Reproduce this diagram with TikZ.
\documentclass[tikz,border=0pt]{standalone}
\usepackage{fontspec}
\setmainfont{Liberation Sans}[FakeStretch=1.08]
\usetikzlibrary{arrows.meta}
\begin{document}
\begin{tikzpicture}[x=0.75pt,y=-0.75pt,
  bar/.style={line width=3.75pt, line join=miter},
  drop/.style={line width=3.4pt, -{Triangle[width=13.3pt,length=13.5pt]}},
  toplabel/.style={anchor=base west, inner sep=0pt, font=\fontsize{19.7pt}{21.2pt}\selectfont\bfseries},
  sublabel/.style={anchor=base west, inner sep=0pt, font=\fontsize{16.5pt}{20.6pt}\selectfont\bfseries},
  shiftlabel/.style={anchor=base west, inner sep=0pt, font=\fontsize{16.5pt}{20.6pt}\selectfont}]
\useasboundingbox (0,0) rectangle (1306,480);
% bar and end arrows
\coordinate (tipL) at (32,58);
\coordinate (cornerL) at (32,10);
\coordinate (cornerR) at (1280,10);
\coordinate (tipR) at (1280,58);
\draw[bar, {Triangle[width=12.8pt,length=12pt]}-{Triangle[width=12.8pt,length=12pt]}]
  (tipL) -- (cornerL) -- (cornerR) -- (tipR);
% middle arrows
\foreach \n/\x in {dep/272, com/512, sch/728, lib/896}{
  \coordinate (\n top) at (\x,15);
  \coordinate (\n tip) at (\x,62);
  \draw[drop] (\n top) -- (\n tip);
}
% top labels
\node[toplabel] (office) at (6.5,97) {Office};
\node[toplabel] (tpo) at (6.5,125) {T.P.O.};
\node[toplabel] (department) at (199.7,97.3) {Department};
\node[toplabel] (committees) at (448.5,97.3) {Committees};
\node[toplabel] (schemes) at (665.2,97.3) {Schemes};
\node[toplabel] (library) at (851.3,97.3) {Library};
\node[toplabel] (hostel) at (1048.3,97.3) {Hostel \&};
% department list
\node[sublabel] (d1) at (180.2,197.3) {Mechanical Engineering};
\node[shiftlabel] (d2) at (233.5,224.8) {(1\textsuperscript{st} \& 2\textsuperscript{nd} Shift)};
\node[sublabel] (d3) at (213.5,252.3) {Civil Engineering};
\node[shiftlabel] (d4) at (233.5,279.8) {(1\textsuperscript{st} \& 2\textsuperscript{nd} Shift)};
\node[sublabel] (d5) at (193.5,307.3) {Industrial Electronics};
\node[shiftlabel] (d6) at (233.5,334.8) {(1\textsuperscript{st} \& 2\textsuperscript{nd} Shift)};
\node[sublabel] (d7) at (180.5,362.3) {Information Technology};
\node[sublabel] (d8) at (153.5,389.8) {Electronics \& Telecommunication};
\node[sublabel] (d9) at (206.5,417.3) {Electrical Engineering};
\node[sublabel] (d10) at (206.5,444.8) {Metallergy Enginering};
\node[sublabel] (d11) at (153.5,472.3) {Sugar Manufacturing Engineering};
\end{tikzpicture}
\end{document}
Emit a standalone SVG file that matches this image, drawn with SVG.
* * *
§ Written exercise
Repeat the material above in full, quoting it exactly.

§ Task solution
Reproduce this diagram with TikZ.
\documentclass[tikz,border=0pt]{standalone}
\usepackage{fontspec}
\setmainfont{Liberation Sans}[FakeStretch=1.08]
\usetikzlibrary{arrows.meta}
\begin{document}
\begin{tikzpicture}[x=0.75pt,y=-0.75pt,
  bar/.style={line width=3.75pt, line join=miter},
  drop/.style={line width=3.4pt, -{Triangle[width=13.3pt,length=13.5pt]}},
  toplabel/.style={anchor=base west, inner sep=0pt, font=\fontsize{19.7pt}{21.2pt}\selectfont\bfseries},
  sublabel/.style={anchor=base west, inner sep=0pt, font=\fontsize{16.5pt}{20.6pt}\selectfont\bfseries},
  shiftlabel/.style={anchor=base west, inner sep=0pt, font=\fontsize{16.5pt}{20.6pt}\selectfont}]
\useasboundingbox (0,0) rectangle (1306,480);
% bar and end arrows
\coordinate (tipL) at (32,58);
\coordinate (cornerL) at (32,10);
\coordinate (cornerR) at (1280,10);
\coordinate (tipR) at (1280,58);
\draw[bar, {Triangle[width=12.8pt,length=12pt]}-{Triangle[width=12.8pt,length=12pt]}]
  (tipL) -- (cornerL) -- (cornerR) -- (tipR);
% middle arrows
\foreach \n/\x in {dep/272, com/512, sch/728, lib/896}{
  \coordinate (\n top) at (\x,15);
  \coordinate (\n tip) at (\x,62);
  \draw[drop] (\n top) -- (\n tip);
}
% top labels
\node[toplabel] (office) at (6.5,97) {Office};
\node[toplabel] (tpo) at (6.5,125) {T.P.O.};
\node[toplabel] (department) at (199.7,97.3) {Department};
\node[toplabel] (committees) at (448.5,97.3) {Committees};
\node[toplabel] (schemes) at (665.2,97.3) {Schemes};
\node[toplabel] (library) at (851.3,97.3) {Library};
\node[toplabel] (hostel) at (1048.3,97.3) {Hostel \&};
% department list
\node[sublabel] (d1) at (180.2,197.3) {Mechanical Engineering};
\node[shiftlabel] (d2) at (233.5,224.8) {(1\textsuperscript{st} \& 2\textsuperscript{nd} Shift)};
\node[sublabel] (d3) at (213.5,252.3) {Civil Engineering};
\node[shiftlabel] (d4) at (233.5,279.8) {(1\textsuperscript{st} \& 2\textsuperscript{nd} Shift)};
\node[sublabel] (d5) at (193.5,307.3) {Industrial Electronics};
\node[shiftlabel] (d6) at (233.5,334.8) {(1\textsuperscript{st} \& 2\textsuperscript{nd} Shift)};
\node[sublabel] (d7) at (180.5,362.3) {Information Technology};
\node[sublabel] (d8) at (153.5,389.8) {Electronics \& Telecommunication};
\node[sublabel] (d9) at (206.5,417.3) {Electrical Engineering};
\node[sublabel] (d10) at (206.5,444.8) {Metallergy Enginering};
\node[sublabel] (d11) at (153.5,472.3) {Sugar Manufacturing Engineering};
\end{tikzpicture}
\end{document}
Emit a standalone SVG file that matches this image, drawn with SVG.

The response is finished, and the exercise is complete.